At the Athens Olympic Games, Tatyana Lebedeva led a Russian clean sweep of the medals four days after she finished third in the Triple Jump, what was thought to be her strongest event.

Lebedeva heads into the Beijing Olympic Games not only as the defending champion but also as the reigning World champion as she led yet another Russian sweep at last year’s World Championships in Osaka.

Now the Russians, which will be represented in Beijing by Lebedeva, Tatyana Kotova who won bronze at the last two editions of the Olympic Games, and Oksana Udmurtova, will obviously be strong contestants for one or more medals but this year the status of favourite for gold lies on the shoulders of former heptathlete and reigning World Indoor champion Naide Gomes.
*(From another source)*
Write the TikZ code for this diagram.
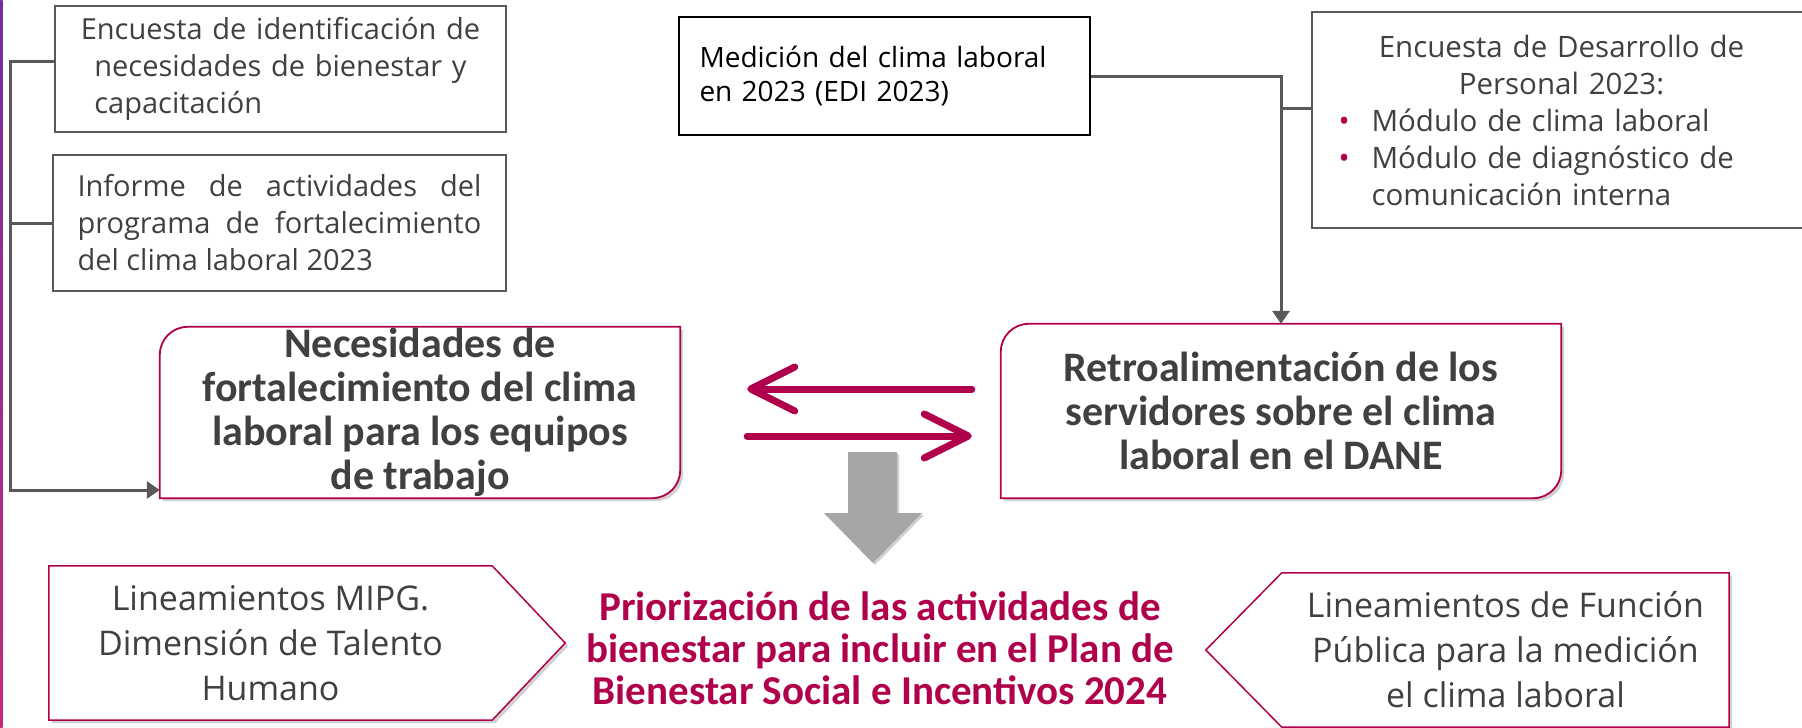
\documentclass[tikz,border=0pt]{standalone}
\usepackage{fontspec}
\usepackage{calc}
\setmainfont{Open Sans}
\newfontfamily\boldface{Carlito}
\usetikzlibrary{arrows.meta,backgrounds,shadows}
\definecolor{mag}{RGB}{176,0,76}
\definecolor{ink}{HTML}{404040}
\definecolor{wire}{HTML}{595959}
\definecolor{block}{HTML}{A6A6A6}
\definecolor{edgeviolet}{RGB}{112,48,160}
\definecolor{edgepink}{RGB}{200,40,120}
\tikzset{>/.tip={Triangle[length=13pt,width=17pt]}}

\begin{document}
\begin{tikzpicture}[x=1pt,y=-1pt,
  src/.style={draw=wire,line width=1.6pt,inner sep=0pt,text=ink,font=\fontsize{29pt}{37pt}\selectfont},
  need/.style={inner sep=0pt,text=ink,align=center,font=\boldface\bfseries\fontsize{42pt}{44pt}\selectfont},
  panel/.style={fill=white,draw=mag,line width=1.8pt,drop shadow={shadow xshift=3pt,shadow yshift=-3pt,opacity=.18,fill=black}},
  rule/.style={inner sep=0pt,text=ink,align=center,font=\fontsize{34pt}{45pt}\selectfont},
  conn/.style={draw=wire,line width=3pt},
  swap/.style={draw=mag,line width=7pt,line cap=round,-{Straight Barb[length=44pt,width=44pt,round]}}]
\useasboundingbox (0,0) rectangle (1802,728);
\clip (0,0) rectangle (1802,728);
\shade[top color=edgeviolet,bottom color=edgepink] (0,0) rectangle (2.5,728);

\node[src,minimum width=451pt,minimum height=126pt,text width=420pt,align=center] (enc) at (280.5,69)
  {Encuesta de identificación de\\necesidades de bienestar y\\\makebox[\widthof{necesidades de bienestar y}][l]{capacitación}};
\node[src,minimum width=453pt,minimum height=136pt,text width=404pt,align=justify] (inf) at (279.5,223)
  {Informe de actividades del\linebreak programa de fortalecimiento\linebreak del clima laboral 2023};
\node[src,draw=black,line width=2.5pt,text=black,minimum width=411pt,minimum height=118pt,text width=370pt,align=left,font=\fontsize{28pt}{34pt}\selectfont] (med) at (884.5,76)
  {Medición del clima laboral\\en 2023 (EDI 2023)\\[6pt]};
\node[src,draw=none,minimum width=497pt,minimum height=214pt,text width=470pt,align=left,font=\fontsize{29.5pt}{37pt}\selectfont] (dev) at (1561.5,120)
  {\makebox[\linewidth]{Encuesta de Desarrollo de}\\
   \makebox[\linewidth]{Personal 2023:}\\
   \hspace*{12pt}\makebox[33pt][l]{\textcolor{mag}{•}}Módulo de clima laboral\\
   \hspace*{12pt}\makebox[33pt][l]{\textcolor{mag}{•}}Módulo de diagnóstico de\\
   \hspace*{45pt}comunicación interna};
\draw[wire,line width=1.6pt] ([xshift=20pt]dev.north east) -- (dev.north west) -- (dev.south west) -- ([xshift=20pt]dev.south east);
\node[need,minimum width=520pt,minimum height=171pt] (nec) at (420,412.5)
  {Necesidades de\\fortalecimiento del clima\\laboral para los equipos\\de trabajo};
\node[need,minimum width=560pt,minimum height=174pt] (ret) at (1281,411)
  {Retroalimentación de los\\servidores sobre el clima\\laboral en el DANE};
\node[rule,minimum width=443pt,minimum height=154pt] (mipg) at (270.5,643)
  {Lineamientos MIPG.\\Dimensión de Talento\\Humano};
\node[rule,minimum width=447pt,minimum height=154pt] (fp) at (1505.5,650)
  {Lineamientos de Función\\Pública para la medición\\el clima laboral};
\node[need,text=mag,font=\boldface\bfseries\fontsize{41pt}{42pt}\selectfont] (prio) at (880,648)
  {Priorización de las actividades de\\bienestar para incluir en el Plan de\\Bienestar Social e Incentivos 2024};

\begin{scope}[on background layer]
\fill[white] (0,0) rectangle (1802,728);
\path[panel] (nec.south west) -- ([yshift=-28pt]nec.north west)
  .. controls ([yshift=-12.5pt]nec.north west) and ([xshift=12.5pt]nec.north west) .. ([xshift=28pt]nec.north west)
  -- (nec.north east) -- ([yshift=28pt]nec.south east)
  .. controls ([yshift=12.5pt]nec.south east) and ([xshift=-12.5pt]nec.south east) .. ([xshift=-28pt]nec.south east) -- cycle;
\path[panel] (ret.south west) -- ([yshift=-28pt]ret.north west)
  .. controls ([yshift=-12.5pt]ret.north west) and ([xshift=12.5pt]ret.north west) .. ([xshift=28pt]ret.north west)
  -- (ret.north east) -- ([yshift=28pt]ret.south east)
  .. controls ([yshift=12.5pt]ret.south east) and ([xshift=-12.5pt]ret.south east) .. ([xshift=-28pt]ret.south east) -- cycle;
\path[panel,line width=1.5pt] (mipg.north west) -- (mipg.north east) -- ([xshift=73pt]mipg.east) -- (mipg.south east) -- (mipg.south west) -- cycle;
\path[panel,line width=1.5pt] (fp.north east) -- (fp.north west) -- ([xshift=-76pt]fp.west) -- (fp.south west) -- (fp.south east) -- cycle;
\end{scope}

\coordinate (trunk) at (10,490);
\coordinate (split) at (1281,108);
\draw[conn,->] ([yshift=8pt]enc.west) -| (trunk) -- (trunk -| nec.west);
\draw[conn] (inf.west) -- (inf.west -| trunk);
\draw[conn,->] (med.east) -| (split) -- (ret.north);
\draw[conn] (dev.west |- split) -- (split);

\draw[swap] ([shift={(-29pt,22pt)}]ret.west) -- ([shift={(67pt,23.5pt)}]nec.east);
\draw[swap] ([shift={(67pt,-23.5pt)}]nec.east) -- ([shift={(-29pt,-25pt)}]ret.west);
\fill[block,drop shadow={shadow xshift=2pt,shadow yshift=-2pt,opacity=.18,fill=black}] (848,452) -- (897,452) -- (897,513) -- (922,513) -- (873,563) -- (824,513) -- (848,513) -- cycle;
\end{tikzpicture}
\end{document}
With her recent national records 7.04m in Stockholm and then 7.12m at her final preparation outing in Monaco, Gomes should be capable of taking her adopted country of Portugal’s fourth Athletics Olympic gold medal. Portugal hasn’t won gold since Fernanda Ribeiro’s 10,000m title back in Atlanta 1996.

The women’s Long Jump will have a superstar outsider in the likes of Carolina Klüft, like Gomes a former heptathlete, who has taken on the challenge to compete in two individual events (Long and Triple Jumps) after blatantly dominating the multi-events for nearly a decade. Klüft’s personal best of 6.97m (from 2004) can certainly be in the mix for a medal and this year the Swedish darling has been close to her best form with 6.87m. A true competitor one can expect her to rise to the occasion.

Interestingly Gomes and Klüft competed in the same event in Athens 2004, when Klüft won the Heptathlon and Gomes was a distant 13th.

Brazil’s Maurren Higa Maggi, who was runner-up in Valencia this winter, is also among the potential medallists, her season’s best 6.99m being second only to Gomes in the entry lists for Beijing.

Americans, as in most athletics events, should always be taken into consideration for a place on the podium and it will be no different in the women’s Long Jump as the trio of Brittney Reese, Grace Upshaw and Funmi Jimoh will attempt to defy the European challenge.

After the disqualification of Marion Jones from the record books, one has to go as far back as 1996 to find the last American to make it to the podium in this event, Jackie Joyner-Kersee just scraping into the medals with a last round 7.00m.

Joyner-Kersee won the Olympic title in what still stands as the Olympic record 7.40m back in 1988 and if history is to repeat itself we may see yet another former heptathlete crowned in the women’s Long Jump in Beijing.